Bitcoin Price Soars Past $104K as New Wallets Surge in Record Numbers
May 9, 2025
The Bitcoin price has jumped to new heights this week, blasting past the $104,000 mark as investor activity spikes. With a wave of new wallets flooding the market, signs point to a growing return of retail and institutional interest in the world’s top cryptocurrency.
Bitcoin started climbing on May 6, bouncing back from a slow start to the month. By May 9, the Bitcoin price hit $103,114—its highest in months. That’s up from $94,000 just a few days earlier. The surge came alongside a record-breaking 344,620 new wallets created on May 8, the most in a single day so far in 2025.
Bitcoin Price Rally Fueled by Wallet Growth and Network Activity
It all started around May 4. As the Bitcoin price began to climb, new wallets followed. Wallet creation is often a reliable sign of fresh adoption. More people are entering the market—some for the first time, others returning after sitting on the sidelines.
This latest surge reflects more than just price hype. According to Santiment, Bitcoin network activity has ramped up fast. The following increases were reported over the past seven days:
New addresses: +8.13%
Active users: +8.79%
Zero-balance wallets reactivated: +11.35%
As the Bitcoin price rose, so did engagement. More wallets are being funded, and previously inactive users are jumping back in. That kind of network behavior often hints at a broadening base of users, not just traders.
Network Metrics Signal Increased Participation
Santiment’s data isn’t just numbers. It paints a picture of a market heating up across multiple layers. New addresses mean fresh users, often retail. A rise in active users indicates stronger daily use and movement of BTC. And when zero-balance wallets go active? That suggests longtime holders—or skeptics—are back in the game.
These types of surges don’t happen in isolation. They reflect the wider excitement driving the Bitcoin price upward.
Liquidations Add Fuel to Bitcoin’s Price Climb
Behind the scenes, another factor pushed Bitcoin even higher: liquidations.
Data from Coinglass shows that nearly $344 million in derivatives positions were wiped out within just 24 hours. Of that, $321 million came from short sellers—traders betting Bitcoin would fall.
When prices rise too fast, short sellers scramble to cover their losses. This buying pressure, known as a short squeeze, forces prices up even more. That’s exactly what seems to have happened this week.
Spot Bitcoin ETFs See Major Inflows Amid Market Optimism
Institutions didn’t stay on the sidelines either. Spot Bitcoin ETFs drew big inflows, a clear sign that Wall Street isn’t ignoring the rally.
Farside Investors reported a $142.3 million inflow into Bitcoin ETFs on May 7. Notable contributions included:
ETF Provider | Inflows (May 7) |
---|---|
ARK 21Shares | $54 million |
Fidelity | $39 million |
BlackRock | $37 million |
And the next day? IBIT led the charge with an additional $69 million in inflows.

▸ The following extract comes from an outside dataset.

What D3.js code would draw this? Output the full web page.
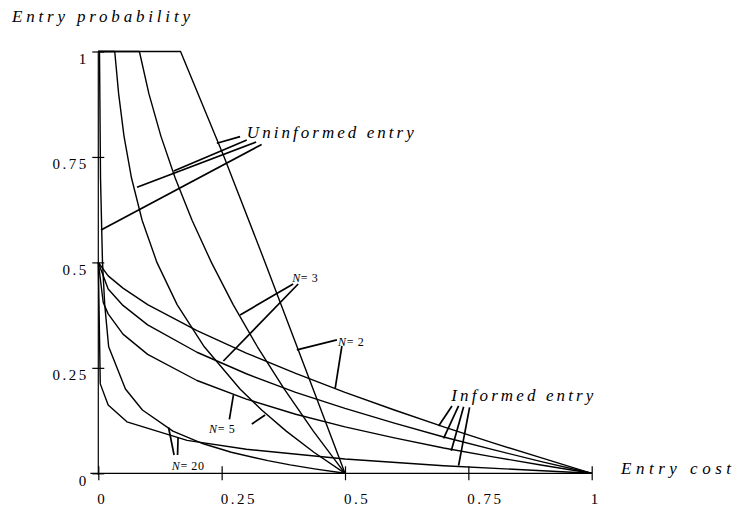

These kinds of institutional moves add credibility to the momentum. They also bring more liquidity and potential price support for future rallies.
What This Means for Investors Going Forward
The rise in new wallets and ETF flows shows that interest in Bitcoin isn’t fading—it’s accelerating.
Still, volatility remains. While the Bitcoin price may keep climbing, sharp corrections can follow. Investors should stay alert and think long-term, especially as more institutions and users pour in.
Conclusion
Bitcoin’s latest rally—powered by record-setting wallet growth, increased network activity, and institutional buying—is reshaping the market landscape. With the Bitcoin price soaring past $104K, all eyes are on what comes next. Whether this is the beginning of a new bull phase or just a strong bounce, one thing’s clear: Bitcoin is back in the spotlight.